It has never been easy to discern a vocation, but it is especially difficult for people in the current milieu because modern society is complex and messy. Yet it is precisely in the complexity and messiness where some of the most important answers in life are found. The good news is that no matter how confused we feel, our own unique purpose in life lies deep within our own soul:
"Discovering vocation does not mean scrambling toward some prize just beyond my reach but accepting the treasure of true self I already possess. Vocation does not come from a voice 'out there' calling me to be something I am not. It comes from a voice 'in here' calling me to be the person I was born to be, to fulfill the original selfhood given to me at birth by God." —Father Thomas Merton, O.C.S.O.
Just the idea that God has a plan for each of us should be thrilling, but modern Catholics struggle with exactly how to live faithfully the teachings of the Church while remaining true to themselves as members of contemporary society. Any vocational decision seems to clash with contemporary concepts of feminism, masculinity, and success. Life as a religious or a priest is a laughable waste of time if one views monks, nuns and priests as retreating from the world. A celibate single person faces derision from a culture obsessed with sex. Women, whose heartfelt desire is to become mothers, feel dismissed and ridiculed for wanting to embrace this most sacred, natural role of women as nurturing mothers.
The problem with discerning a vocation is that most Catholics do not even have a sense that everyone has a divine purpose in life. Catholics simply have a vague idea that only a few holy people are called by God for something special. even worse, many are afraid to even begin to seek their vocation, fearing what God will force them to do.
Any devout Catholic girl assumes God wants her to be a nun. Decades ago, I was secretly terrified Jesus would ask me to be a cloistered nun, especially when I heard the nearby monastic community of "The Sisters of the Precious Blood" was interceding for me. A priest who was conducting a retreat at the monastery had asked me to share my conversion story. I was shocked when he guided me through a latched iron gate in the chapel and then turned a corner, where I suddenly faced twenty sisters dressed in black veils, white tunics, and long scarlet scapulars, sitting in individual choir stalls with their heads bowed in prayer. I had envisioned I would be sitting in a circle, informally sharing my story. Instead, I stood awkwardly, without a lectern, wearing a casual top, jeans, and sandals. Soon these serene nuns were not just smiling but laughing; one sister actually doubled over with mirth when I recalled my grandfather's horror at my conversion to the Catholic Church. "my God, how did she get herself into that mess?"
After my talk, I was sure I would soon be entering this monastic community, even though it was not my heart's desire. I wish I had been able to hear the words of Pope Francis as he constantly tells us that a dedicated Christian life is one which sets us free to become fully who we are.
Seeking A Vocation
Sometimes Jesus will hit us over the head with a miraculous intervention which reveals His will for our lives in a burst of clarity. most often we must intentionally seek the face and voice of God to discover our authentic vocation. "The one who listens attentively to the Word of God and truly prays, always asks the Lord: what is your will for me?" says Pope Francis. It takes prayer, reflection and a sincere desire to mature spiritually to find our specific calling.

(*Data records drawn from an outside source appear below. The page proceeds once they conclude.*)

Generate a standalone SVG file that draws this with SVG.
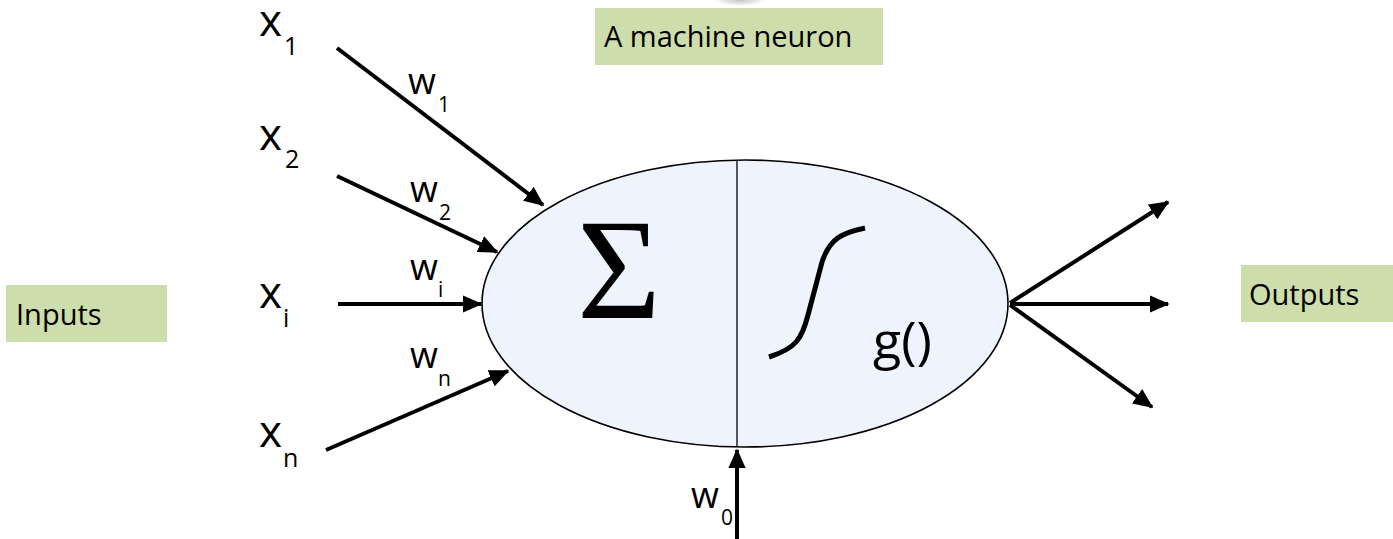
<svg xmlns="http://www.w3.org/2000/svg" width="1393" height="539" viewBox="0 0 1393 539">
<style>
.lbl{font-family:"Open Sans","Liberation Sans",sans-serif;fill:#000}
.box{fill:#CDDDAC}
.big{font-size:44px}
.sub{font-size:25px}
.wt{font-size:36px}
.wsub{font-size:21px}
.boxt{font-size:29px}
.conn{stroke:#000;stroke-width:4;fill:none;marker-end:url(#ah)}
</style>
<defs>
<marker id="ah" markerWidth="5" markerHeight="4.4" refX="4.6" refY="2.2" orient="auto" markerUnits="strokeWidth">
<path d="M0,0 L5,2.2 L0,4.4 Z" fill="#000"/>
</marker>
<radialGradient id="shadow" cx="0.5" cy="0.5" r="0.5">
<stop offset="0" stop-color="#999" stop-opacity="0.6"/>
<stop offset="1" stop-color="#999" stop-opacity="0"/>
</radialGradient>
</defs>
<rect width="1393" height="539" fill="#fff"/>
<ellipse cx="740" cy="0" rx="25" ry="6" fill="url(#shadow)"/>

<g id="title">
<rect class="box" x="595" y="8" width="288" height="57"/>
<text class="lbl boxt" x="604" y="47">A machine neuron</text>
</g>
<g id="inputs-label">
<rect class="box" x="6" y="285" width="161" height="57"/>
<text class="lbl boxt" x="16" y="325">Inputs</text>
</g>
<g id="outputs-label">
<rect class="box" x="1241" y="265" width="152" height="57"/>
<text class="lbl boxt" x="1249" y="305">Outputs</text>
</g>

<g id="neuron">
<ellipse cx="745" cy="303.5" rx="263" ry="143.5" fill="#EEF3FD" stroke="#000" stroke-width="1.6"/>
<line x1="737" y1="160" x2="737" y2="447" stroke="#000" stroke-width="1.3"/>
<text x="577" y="318" font-family="Liberation Serif,serif" font-size="144">Σ</text>
<path d="M769,357 C797,348 802,338 808,315 L822,262 C830,238 842,233 865,228" stroke="#000" stroke-width="5" fill="none"/>
<text class="lbl" x="873" y="359" font-size="52">g()</text>
</g>

<g id="x1"><text class="lbl big" x="259" y="36">x</text><text class="lbl sub" x="284" y="55">1</text></g>
<g id="x2"><text class="lbl big" x="259" y="150">x</text><text class="lbl sub" x="285" y="168">2</text></g>
<g id="xi"><text class="lbl big" x="259" y="308">x</text><text class="lbl sub" x="283" y="327">i</text></g>
<g id="xn"><text class="lbl big" x="259" y="447">x</text><text class="lbl sub" x="283" y="467">n</text></g>

<g id="weights">
<text class="lbl wt" x="408" y="94">w</text><text class="lbl wsub" x="438" y="112">1</text>
<text class="lbl wt" x="410" y="202">w</text><text class="lbl wsub" x="439" y="220">2</text>
<text class="lbl wt" x="410" y="280">w</text><text class="lbl wsub" x="438" y="297">i</text>
<text class="lbl wt" x="410" y="368">w</text><text class="lbl wsub" x="438" y="386">n</text>
<text class="lbl wt" x="691" y="508">w</text><text class="lbl wsub" x="721" y="525">0</text>
</g>

<g id="connectors">
<line class="conn" x1="337" y1="48" x2="543" y2="205"/>
<line class="conn" x1="337" y1="176" x2="497" y2="252"/>
<line class="conn" x1="338" y1="304" x2="481" y2="304"/>
<line class="conn" x1="326" y1="450" x2="508" y2="371"/>
<line class="conn" x1="737" y1="539" x2="737" y2="450"/>
<line class="conn" x1="1010" y1="303" x2="1168" y2="202"/>
<line class="conn" x1="1010" y1="304" x2="1168" y2="304"/>
<line class="conn" x1="1010" y1="305" x2="1152" y2="407"/>
</g>
</svg>
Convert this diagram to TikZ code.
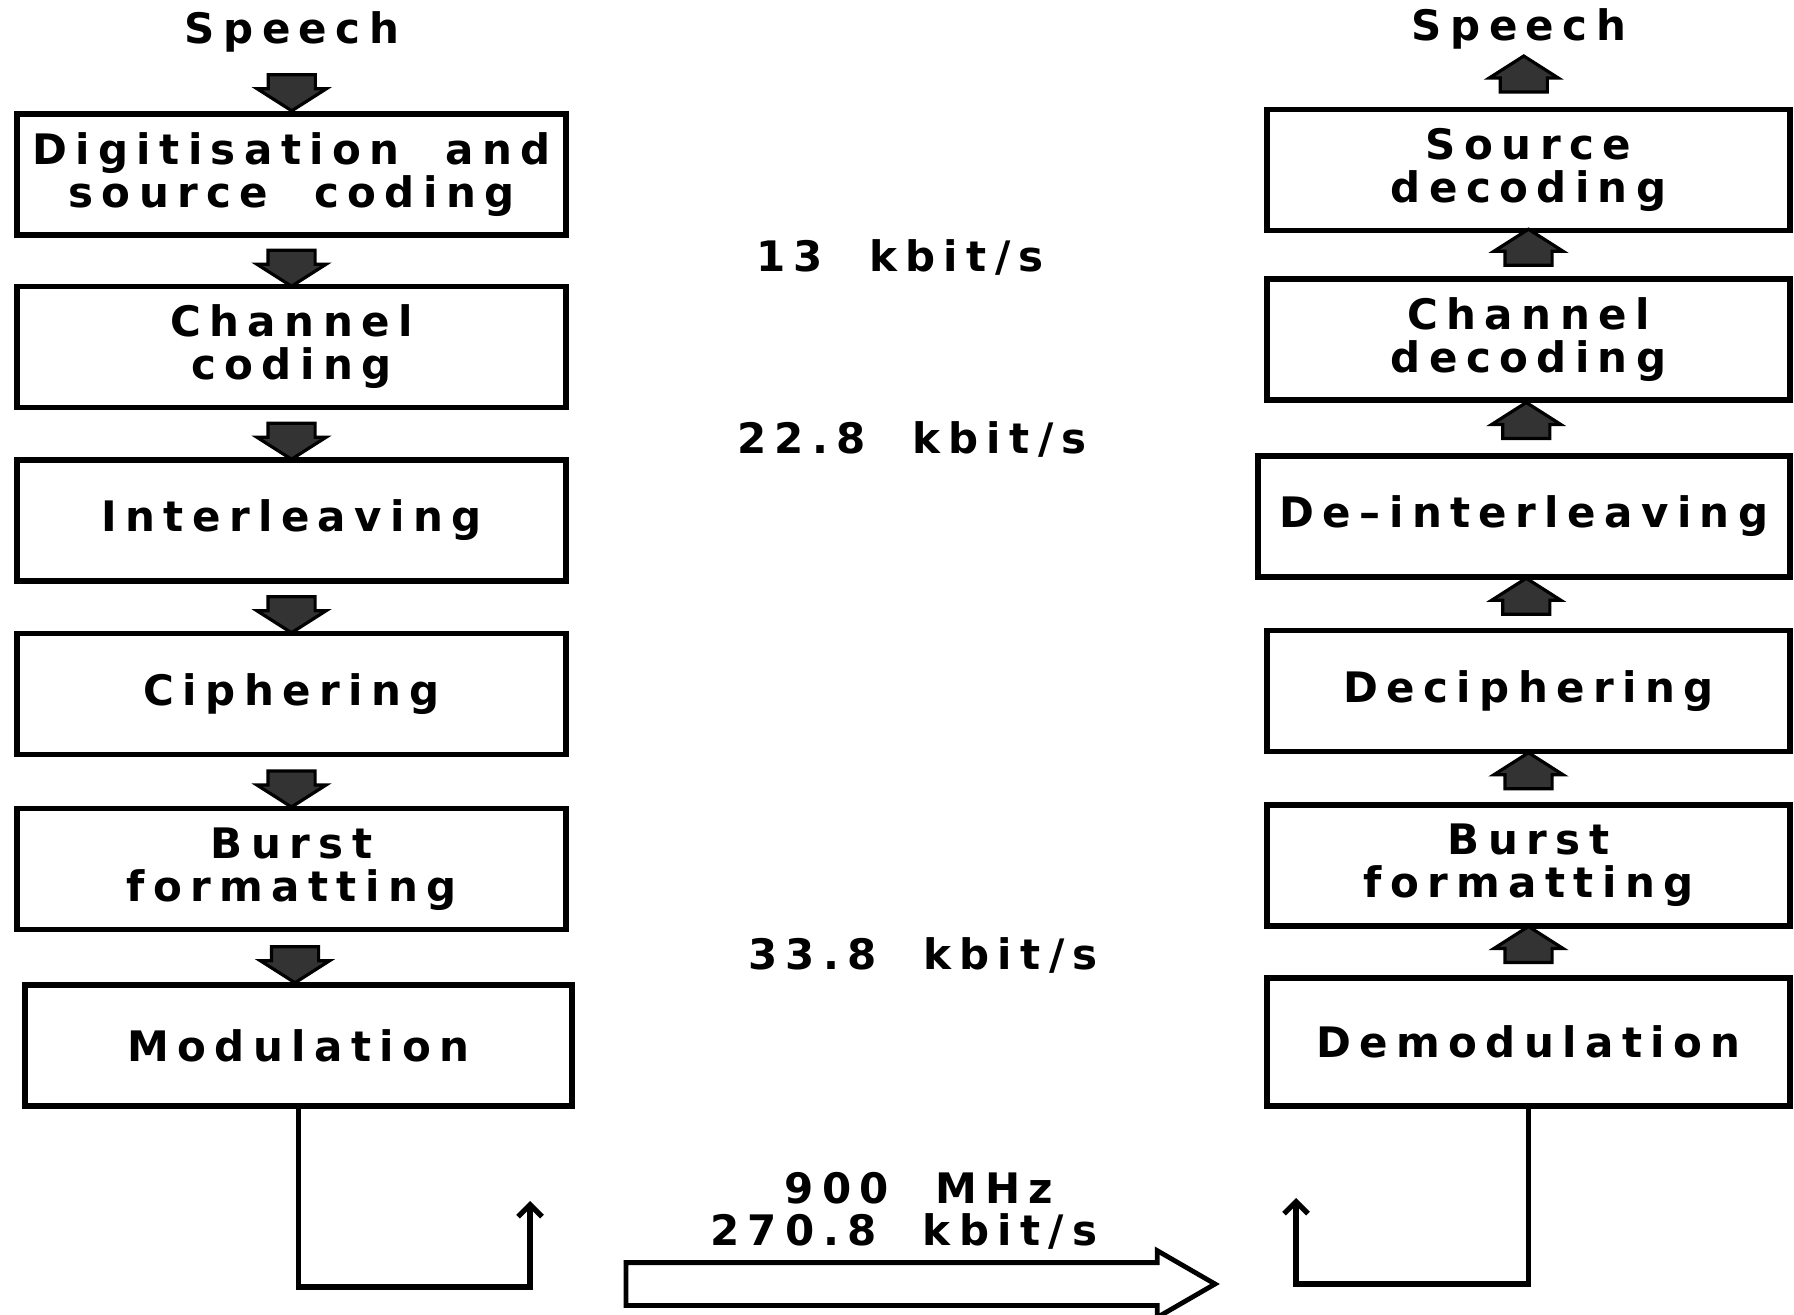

Pope Francis describes this spiritual journey, "When the Lord gives a mission, He always has us enter into a process, a process of purification, a process of discernment, a process of obedience, a process of prayer". This vocational process is the most important, exciting adventure in life.
Christian revelation recognizes two specific ways of realizing the vocation of the human person in its entirety, to love: marriage and virginity or celibacy. either one is, in its own proper form, an actuation of the most profound truth of [wo]man, of [her] being "created in the image of God." (Pope St. John Paul II, Familiaris Consortio)
Of course, there are a few traditional discernment steps which are helpful in revealing our vocation. Journaling really helped me discern a vocation because the process of writing clarified my thoughts and feelings. When we put down our gifts, our limitations and the pros and cons for certain vocations, we can see things better in black and white rather than simply allowing our thoughts to swirl around in our heads.
Most importantly, if you want to find out who you really are in Christ, place yourself in the presence of the loving God, come to a sense of peace and then try to listen to your heart. even as a young Christian, God gave me an inner sense of which road to take when I stopped long enough to ask Him and listen to Him. Often His answer was opposite to what I thought would be the 'holy' choice.
For example, when I wanted to attend a Protestant Bible School at 18 years old with my sister, I knew I was supposed to remain in university even though it felt like I was refusing to dedicate my life to Jesus. But God surprised me; six months later when I attended my first mass, God ripped the rug out from under me as I found myself yearning to receive the Eucharist. I made an appointment with the university chaplain right after that first mass.
This not only led me into the Church, he became my spiritual director. This Jesuit was a good director who helped me deepen my relationship with God and helped me get to know myself better. If it was not for this priest challenging my preconceived notions of who I was, where God was calling me, I shiver to think where I would be right now.
Our vocation does lie deep within our own soul but we are part of a community of believers and we need each other as we journey together towards the heart of God.